Grunsted v. Commissioner, 136 T.C. 455 (2011): Validity of Frivolous Return Penalties Post-IRS Restructuring

Scott Grunsted v. Commissioner of Internal Revenue, 136 T. C. 455 (U. S. Tax Court 2011)

In Grunsted v. Commissioner, the U. S. Tax Court upheld the imposition of frivolous return penalties on Scott Grunsted for filing late tax returns claiming zero income and seeking refunds. The court rejected Grunsted’s argument that the penalties were invalidly assessed due to the absence of a district director, affirming that the IRS’s reassignment of duties post-reorganization was legally effective. This decision underscores the enforceability of tax penalties despite IRS restructuring and serves as a deterrent against frivolous tax filings.

Parties

Scott Grunsted, the petitioner, appeared pro se. The respondent, Commissioner of Internal Revenue, was represented by Lisa M. Oshiro and Melanie Senick.

Facts

Scott Grunsted filed late purported income tax returns for the tax years 2002, 2003, and 2004, claiming zero income and seeking refunds for taxes withheld by his employer, Agency Software, Inc.

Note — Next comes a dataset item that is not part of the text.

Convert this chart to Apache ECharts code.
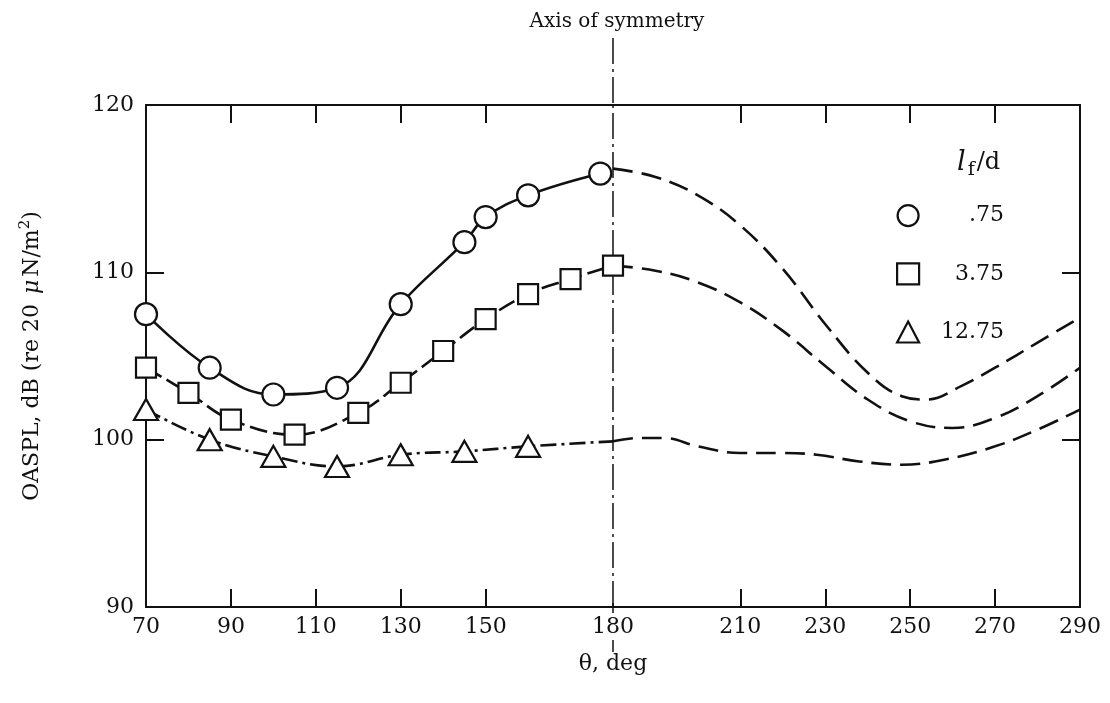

Grunsted attached letters to his returns asserting that private sector payments for labor were not taxable. The IRS rejected Grunsted’s initial returns for 2002 and 2003 for lacking sufficient information and being based on frivolous positions. Grunsted resubmitted substantially identical returns for those years, prompting the IRS to assess five frivolous return penalties under section 6702 of the Internal Revenue Code. Grunsted failed to pay these penalties, leading to IRS collection actions. Grunsted contested the penalties, arguing their invalidity due to the absence of a district director, a position eliminated following the IRS Restructuring and Reform Act of 1998.

Procedural History

After the IRS issued a Final Notice of Intent to Levy and Notice of Your Right to a Hearing, Grunsted responded by challenging the validity of the assessments. The IRS’s Appeals Office upheld the collection action following a Collection Due Process (CDP) hearing where Grunsted failed to provide requested tax returns and financial information. Grunsted then filed a petition with the U. S. Tax Court, which was the first instance where the court addressed the district director argument in a published opinion. The Commissioner moved for summary judgment, which the court granted.

Issue(s)

1. Whether Scott Grunsted is liable for the frivolous return penalties assessed under section 6702 of the Internal Revenue Code for the tax years 2002, 2003, and 2004?
2. Whether the Commissioner’s determination to proceed with collection action constitutes an abuse of discretion?

Rule(s) of Law

A civil penalty for filing a frivolous return may be assessed under section 6702 of the Internal Revenue Code if the document purports to be an income tax return, lacks information needed to determine the substantial correctness of the self-assessment or contains information indicating the self-assessment is substantially incorrect, and reflects a position that is frivolous or demonstrates a desire to delay or impede the administration of federal income tax laws. The Internal Revenue Service Restructuring and Reform Act of 1998 and subsequent IRS Delegation Orders reassigned the duties previously held by district directors.

Holding

The U. S. Tax Court held that Scott Grunsted is liable for the frivolous return penalties under section 6702 of the Internal Revenue Code, as all elements for the imposition of such penalties were satisfied. The court further held that the Commissioner’s determination to proceed with collection was not an abuse of discretion.

Reasoning

The court reasoned that Grunsted’s filings met the criteria for frivolous return penalties: they were purported tax returns, lacked sufficient information to determine the correctness of the self-assessment, and reflected frivolous positions regarding the taxability of wages. The court rejected Grunsted’s argument that the penalties were invalidly assessed due to the absence of a district director, citing the savings provision of the Internal Revenue Service Restructuring and Reform Act of 1998 and IRS Delegation Order 1-23, which reassigned the district director’s responsibilities. The court emphasized that these legislative and administrative actions ensured the continuity of IRS operations and the legality of assessments post-reorganization. The court also noted that Grunsted’s failure to propose collection alternatives or provide required financial information during the CDP hearing process supported the finding that the Commissioner’s collection action was not an abuse of discretion.

Disposition

The court granted the Commissioner’s motion for summary judgment and upheld the frivolous return penalties assessed against Scott Grunsted.

Significance/Impact

This case is significant for clarifying that the reorganization of the IRS and the elimination of the district director position do not invalidate assessments made under the reassigned authority. It reinforces the enforceability of frivolous return penalties and serves as a precedent for deterring taxpayers from filing meritless claims. The decision also underscores the importance of complying with IRS requests for information during CDP hearings to challenge collection actions effectively.